In principle, non-financial corporate bonds issued in any euro area country, including Greece, can be included in the PEPP if they meet the relevant eligibility requirements, including the minimum rating threshold. For the time being, no Greek corporate bonds qualify. But I hope that this will change in the future.
Over the past decade, prudential issues such as non-performing loans (NPLs) have been very challenging to deal with. NPLs have been one of the main structural problems in the Greek banking sector, preventing investment and growth in the Greek economy. As the euro area economy is heading towards a recession, which could prove long and deep, a new generation of NPLs could appear – and not only in Greece. How is the ECB planning to deal with such a contingency? Will the plans put in place to deal with the current challenge of NPLs be enough when the coronavirus crisis comes to an end?

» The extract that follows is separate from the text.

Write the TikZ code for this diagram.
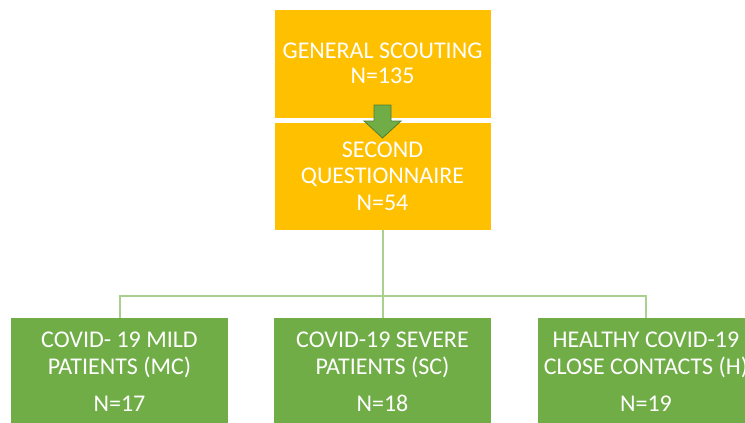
\documentclass[tikz,border=0pt]{standalone}
\usepackage{fontspec}
\setmainfont{Carlito}
\definecolor{orng}{HTML}{FFC000}
\definecolor{grn}{HTML}{70AD47}
\definecolor{lgrn}{HTML}{A9D18E}
\definecolor{dgrn}{HTML}{507E32}
\begin{document}
\begin{tikzpicture}[x=1pt,y=-1pt,
  obox/.style={fill=orng, draw=none, minimum width=216pt, inner sep=0pt},
  gbox/.style={fill=grn, draw=none, minimum width=217pt, minimum height=112pt, inner sep=0pt},
  ttop/.style={text=white, anchor=base, inner sep=0pt, font=\fontsize{24}{24}\selectfont},
  tbot/.style={text=white, anchor=base, inner sep=0pt, font=\fontsize{24}{24}\selectfont},
  conn/.style={draw=lgrn, line width=2pt},
  arr/.style={fill=grn, draw=dgrn, line width=0.8pt}
]
\useasboundingbox (0,0) rectangle (745,423);
\clip (0,0) rectangle (745,423);
\fill[white] (0,0) rectangle (745,423);
% boxes
\node[obox, minimum height=108pt] (gs) at (382.5,64) {};
\node[obox, minimum height=107pt] (qs) at (382.5,176.5) {};
\node[gbox] (mc) at (119.5,374) {};
\node[gbox] (sc) at (382.5,374) {};
\node[gbox] (hc) at (646,374) {};
% connectors
\coordinate (j) at (382.5,296);
\draw[conn] (qs.south) -- (j);
\draw[conn] (mc.north) -- ++(0,-22) -| (hc.north);
\draw[conn] (j) -- (sc.north);
% arrow
\draw[arr] (374,105) -- (391,105) -- (391,121) -- (401,121) -- (382.5,138) -- (364,121) -- (374,121) -- cycle;
% texts
\node[ttop] (gs1) at (382.5,58) {GENERAL SCOUTING};
\node[ttop] (gs2) at (382.5,83) {N=135};
\node[ttop] (qs1) at (382.5,157) {SECOND};
\node[ttop] (qs2) at (382.5,183) {QUESTIONNAIRE};
\node[ttop] (qs3) at (382.5,210) {N=54};
\node[tbot] (mc1) at (119.5,347) {COVID- 19 MILD};
\node[tbot] (mc2) at (119.5,374) {PATIENTS (MC)};
\node[tbot] (mc3) at (119.5,411) {N=17};
\node[tbot] (sc1) at (382.5,347) {COVID-19 SEVERE};
\node[tbot] (sc2) at (382.5,374) {PATIENTS (SC)};
\node[tbot] (sc3) at (382.5,411) {N=18};
\node[tbot] (hc1) at (646,347) {HEALTHY COVID-19};
\node[tbot] (hc2) at (646,374) {CLOSE CONTACTS (H)};
\node[tbot] (hc3) at (646,411) {N=19};
\end{tikzpicture}
\end{document}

The crisis will certainly have negative effects on bank balance sheets. But this time, banks are not the cause of the crisis; they rather have to be part of the solution. And they are in much better shape now, with more capital and a better liquidity position.
The supervisory arm of the ECB has implemented significant measures to allow banks to continue to provide funding to firms and households. ECB Banking Supervision has communicated to banks that it will use maximum flexibility in evaluating the progress of ongoing plans to reduce past NPLs. It is important that we find the right balance between helping banks absorb the impact of the current downturn and identifying risks, deploy sustainable solutions for viable distressed debtors. Only a strong, but at the same time sufficiently flexible, banking system is able to meet the financing needs of people and businesses.

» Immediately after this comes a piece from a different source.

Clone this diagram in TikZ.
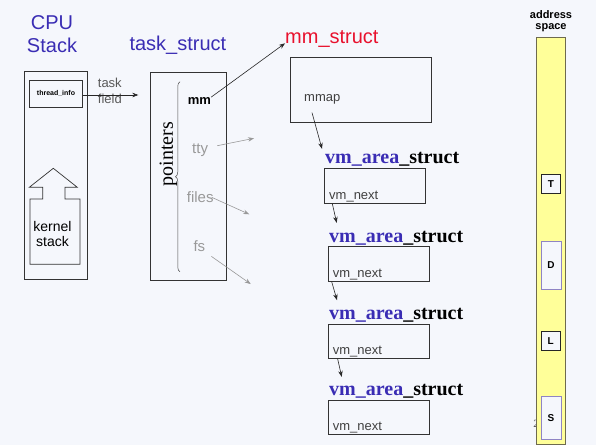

Christine Lagarde has mentioned that aside from what the ECB can and will do, the Member States of the euro area should assume their responsibilities on the fiscal side. The ESM is exploring various options towards that end, although differences among Member States remain. Would the ECB consider eurobonds in the form of “coronabonds” as a proper way forward in order for the euro area economy to counter the economic impact of the virus? And could urgent circumstances lead to the activation of the “OMT bazooka” being delinked from an ECCL programme?
These are political decisions, which are not within the ECB’s remit. That being said, there is clearly a need to provide European-level support to those euro area countries hit most by the crisis. This is not just a question of European solidarity, but also makes sense from an economic standpoint. Mitigating the negative economic effects of the crisis in each Member State and supporting the recovery afterwards makes the whole of Europe stronger.
The issuance of one-off “coronabonds” is one possibility. There are other instruments that could be used, like an EU rescue fund or measures involving the ESM or the European Investment Bank.
In the current crisis, the PEPP is the right instrument to support the euro area on the monetary policy side. Outright Monetary Transactions (OMTs) were designed to address a different contingency: the risk that the expectations of a euro area break-up might become self-fulfilling. OMTs remain an essential element of our policy toolkit, but they are not the most suitable instrument to counter the current crisis.